**Task objective:** Please return nothing but the lines between the line holding "Give me the" and the line holding "import * as echarts from 'echarts';", both ends included, without the pictures.

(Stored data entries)
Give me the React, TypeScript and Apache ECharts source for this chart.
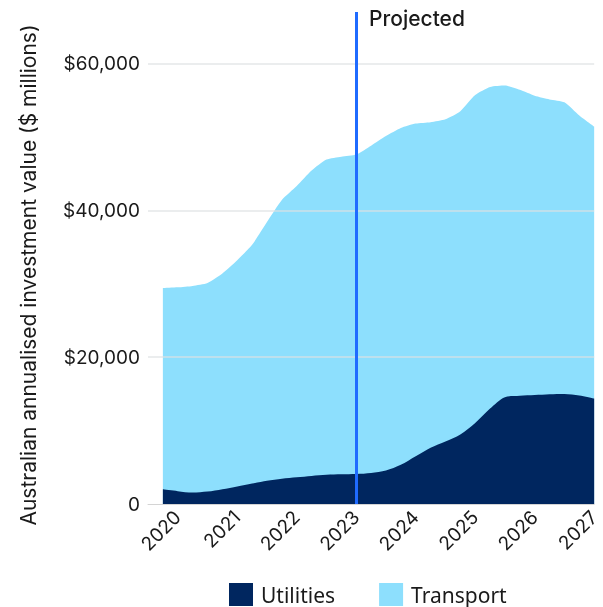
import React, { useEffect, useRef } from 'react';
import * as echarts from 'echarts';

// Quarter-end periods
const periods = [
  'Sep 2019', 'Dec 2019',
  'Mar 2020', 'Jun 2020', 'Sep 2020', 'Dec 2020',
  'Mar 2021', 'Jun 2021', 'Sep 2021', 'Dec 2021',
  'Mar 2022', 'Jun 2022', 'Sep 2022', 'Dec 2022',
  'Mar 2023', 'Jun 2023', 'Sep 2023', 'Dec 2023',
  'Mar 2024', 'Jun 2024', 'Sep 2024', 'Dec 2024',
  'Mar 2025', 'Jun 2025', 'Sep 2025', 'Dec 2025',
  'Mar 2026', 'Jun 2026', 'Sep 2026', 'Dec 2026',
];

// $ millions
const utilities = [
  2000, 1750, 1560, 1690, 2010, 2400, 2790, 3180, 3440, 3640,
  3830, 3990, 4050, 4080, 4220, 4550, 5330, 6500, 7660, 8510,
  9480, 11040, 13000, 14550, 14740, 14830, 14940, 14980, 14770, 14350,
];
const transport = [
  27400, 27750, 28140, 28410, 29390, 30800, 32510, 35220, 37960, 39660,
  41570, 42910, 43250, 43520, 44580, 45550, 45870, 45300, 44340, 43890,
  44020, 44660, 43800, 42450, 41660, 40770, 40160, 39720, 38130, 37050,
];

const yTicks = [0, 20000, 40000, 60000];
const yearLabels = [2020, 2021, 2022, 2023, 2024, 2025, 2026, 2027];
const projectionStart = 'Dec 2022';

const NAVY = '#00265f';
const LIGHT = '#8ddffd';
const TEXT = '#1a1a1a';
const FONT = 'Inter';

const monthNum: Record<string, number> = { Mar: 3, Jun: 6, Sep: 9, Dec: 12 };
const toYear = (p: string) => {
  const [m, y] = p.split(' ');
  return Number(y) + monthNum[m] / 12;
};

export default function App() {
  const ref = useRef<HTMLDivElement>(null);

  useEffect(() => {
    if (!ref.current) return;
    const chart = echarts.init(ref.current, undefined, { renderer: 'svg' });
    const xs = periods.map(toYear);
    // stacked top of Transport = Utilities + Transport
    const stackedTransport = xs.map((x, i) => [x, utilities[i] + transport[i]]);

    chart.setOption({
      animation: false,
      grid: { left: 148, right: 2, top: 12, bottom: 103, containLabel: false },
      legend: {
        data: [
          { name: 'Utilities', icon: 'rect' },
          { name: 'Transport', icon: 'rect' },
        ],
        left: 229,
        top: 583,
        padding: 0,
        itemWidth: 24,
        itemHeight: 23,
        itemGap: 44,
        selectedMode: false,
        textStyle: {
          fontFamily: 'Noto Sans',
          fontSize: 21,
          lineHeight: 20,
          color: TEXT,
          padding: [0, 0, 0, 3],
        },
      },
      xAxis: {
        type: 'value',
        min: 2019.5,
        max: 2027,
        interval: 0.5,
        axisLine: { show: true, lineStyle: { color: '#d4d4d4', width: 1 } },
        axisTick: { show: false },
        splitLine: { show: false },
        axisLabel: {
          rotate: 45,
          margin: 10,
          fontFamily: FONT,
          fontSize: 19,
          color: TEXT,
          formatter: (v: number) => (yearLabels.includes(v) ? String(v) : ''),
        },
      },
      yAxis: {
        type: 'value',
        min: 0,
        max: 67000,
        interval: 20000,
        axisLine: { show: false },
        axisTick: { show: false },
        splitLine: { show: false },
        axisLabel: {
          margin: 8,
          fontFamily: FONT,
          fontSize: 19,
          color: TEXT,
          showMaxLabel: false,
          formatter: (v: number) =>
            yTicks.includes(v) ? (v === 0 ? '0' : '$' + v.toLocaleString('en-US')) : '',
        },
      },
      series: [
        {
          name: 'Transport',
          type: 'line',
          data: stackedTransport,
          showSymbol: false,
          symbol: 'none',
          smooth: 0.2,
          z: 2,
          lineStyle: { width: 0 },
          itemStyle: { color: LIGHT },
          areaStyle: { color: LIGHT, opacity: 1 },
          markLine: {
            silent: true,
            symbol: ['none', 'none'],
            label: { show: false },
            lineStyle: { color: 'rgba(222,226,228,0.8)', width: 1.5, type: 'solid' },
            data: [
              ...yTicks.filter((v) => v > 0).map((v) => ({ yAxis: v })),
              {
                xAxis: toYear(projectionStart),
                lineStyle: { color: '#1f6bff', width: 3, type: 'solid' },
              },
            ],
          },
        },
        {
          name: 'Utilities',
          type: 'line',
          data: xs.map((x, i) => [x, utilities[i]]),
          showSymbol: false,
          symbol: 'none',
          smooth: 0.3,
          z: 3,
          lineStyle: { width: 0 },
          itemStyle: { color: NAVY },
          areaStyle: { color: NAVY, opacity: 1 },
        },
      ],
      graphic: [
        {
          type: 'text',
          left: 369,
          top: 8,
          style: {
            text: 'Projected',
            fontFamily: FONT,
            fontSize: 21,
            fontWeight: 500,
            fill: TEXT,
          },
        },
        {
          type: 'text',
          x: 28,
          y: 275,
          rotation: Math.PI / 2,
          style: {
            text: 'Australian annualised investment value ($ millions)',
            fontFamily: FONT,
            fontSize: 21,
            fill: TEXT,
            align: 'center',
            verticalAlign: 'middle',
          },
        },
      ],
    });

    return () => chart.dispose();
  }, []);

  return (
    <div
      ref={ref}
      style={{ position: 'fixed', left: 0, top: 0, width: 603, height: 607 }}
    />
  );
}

* * *

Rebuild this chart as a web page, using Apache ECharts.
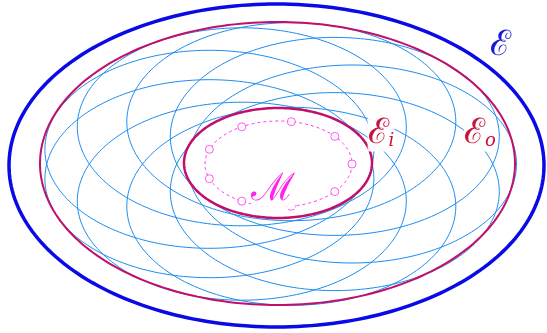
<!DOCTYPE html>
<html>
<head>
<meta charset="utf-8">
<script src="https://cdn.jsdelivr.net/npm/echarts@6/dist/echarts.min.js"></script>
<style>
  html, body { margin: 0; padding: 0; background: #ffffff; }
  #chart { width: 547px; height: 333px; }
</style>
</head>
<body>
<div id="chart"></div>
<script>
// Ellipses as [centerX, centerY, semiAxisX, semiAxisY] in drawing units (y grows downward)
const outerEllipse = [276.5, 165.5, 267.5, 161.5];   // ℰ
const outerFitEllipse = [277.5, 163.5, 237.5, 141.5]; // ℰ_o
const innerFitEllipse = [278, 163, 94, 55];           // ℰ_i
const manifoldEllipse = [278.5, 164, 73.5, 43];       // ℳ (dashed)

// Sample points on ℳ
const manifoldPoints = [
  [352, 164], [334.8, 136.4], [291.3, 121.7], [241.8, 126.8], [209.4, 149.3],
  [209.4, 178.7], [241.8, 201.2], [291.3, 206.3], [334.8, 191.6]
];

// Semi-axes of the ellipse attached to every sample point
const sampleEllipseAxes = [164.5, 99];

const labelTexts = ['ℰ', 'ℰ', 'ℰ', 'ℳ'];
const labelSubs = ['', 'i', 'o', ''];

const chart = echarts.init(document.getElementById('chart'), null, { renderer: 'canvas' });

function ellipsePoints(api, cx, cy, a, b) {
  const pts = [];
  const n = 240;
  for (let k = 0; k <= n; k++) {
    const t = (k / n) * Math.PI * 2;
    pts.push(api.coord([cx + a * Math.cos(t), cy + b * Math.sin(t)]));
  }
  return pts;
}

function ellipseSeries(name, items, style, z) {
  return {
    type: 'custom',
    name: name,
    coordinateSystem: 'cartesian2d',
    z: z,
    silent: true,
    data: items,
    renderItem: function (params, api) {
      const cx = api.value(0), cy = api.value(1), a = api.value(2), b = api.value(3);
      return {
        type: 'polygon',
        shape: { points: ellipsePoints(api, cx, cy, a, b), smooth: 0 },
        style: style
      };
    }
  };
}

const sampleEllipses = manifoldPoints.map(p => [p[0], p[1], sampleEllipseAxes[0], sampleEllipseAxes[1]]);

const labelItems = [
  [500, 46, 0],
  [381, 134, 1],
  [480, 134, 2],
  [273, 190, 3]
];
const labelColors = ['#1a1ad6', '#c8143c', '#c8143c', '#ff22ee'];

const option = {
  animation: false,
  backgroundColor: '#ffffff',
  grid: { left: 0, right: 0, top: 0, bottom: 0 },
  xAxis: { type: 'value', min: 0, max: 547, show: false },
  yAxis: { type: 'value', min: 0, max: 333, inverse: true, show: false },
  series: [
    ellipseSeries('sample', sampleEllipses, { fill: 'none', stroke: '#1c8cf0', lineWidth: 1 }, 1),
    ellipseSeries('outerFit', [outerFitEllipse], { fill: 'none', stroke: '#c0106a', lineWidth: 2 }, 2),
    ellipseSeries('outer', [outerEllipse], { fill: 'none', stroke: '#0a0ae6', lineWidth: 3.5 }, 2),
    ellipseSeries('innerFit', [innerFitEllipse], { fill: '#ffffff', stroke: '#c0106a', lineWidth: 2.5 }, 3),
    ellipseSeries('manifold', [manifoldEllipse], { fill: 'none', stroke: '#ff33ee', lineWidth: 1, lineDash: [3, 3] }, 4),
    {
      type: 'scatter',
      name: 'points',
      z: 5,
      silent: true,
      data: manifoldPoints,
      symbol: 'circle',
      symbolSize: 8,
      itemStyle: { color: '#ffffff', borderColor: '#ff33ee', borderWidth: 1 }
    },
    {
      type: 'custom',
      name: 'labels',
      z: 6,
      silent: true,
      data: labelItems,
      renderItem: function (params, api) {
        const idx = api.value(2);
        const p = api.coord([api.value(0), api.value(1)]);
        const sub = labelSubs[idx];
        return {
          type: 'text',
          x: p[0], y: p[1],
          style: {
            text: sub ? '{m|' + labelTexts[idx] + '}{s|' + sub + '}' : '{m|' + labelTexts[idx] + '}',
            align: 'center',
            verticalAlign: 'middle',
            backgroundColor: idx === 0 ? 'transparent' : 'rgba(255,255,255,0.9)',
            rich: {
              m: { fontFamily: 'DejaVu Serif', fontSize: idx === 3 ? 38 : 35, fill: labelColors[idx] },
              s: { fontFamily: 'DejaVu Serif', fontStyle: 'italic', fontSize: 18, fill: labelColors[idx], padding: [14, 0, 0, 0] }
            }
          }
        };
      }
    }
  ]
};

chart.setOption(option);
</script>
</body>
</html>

**Expected answer:**
Give me the React, TypeScript and Apache ECharts source for this chart.
import React, { useEffect, useRef } from 'react';
import * as echarts from 'echarts';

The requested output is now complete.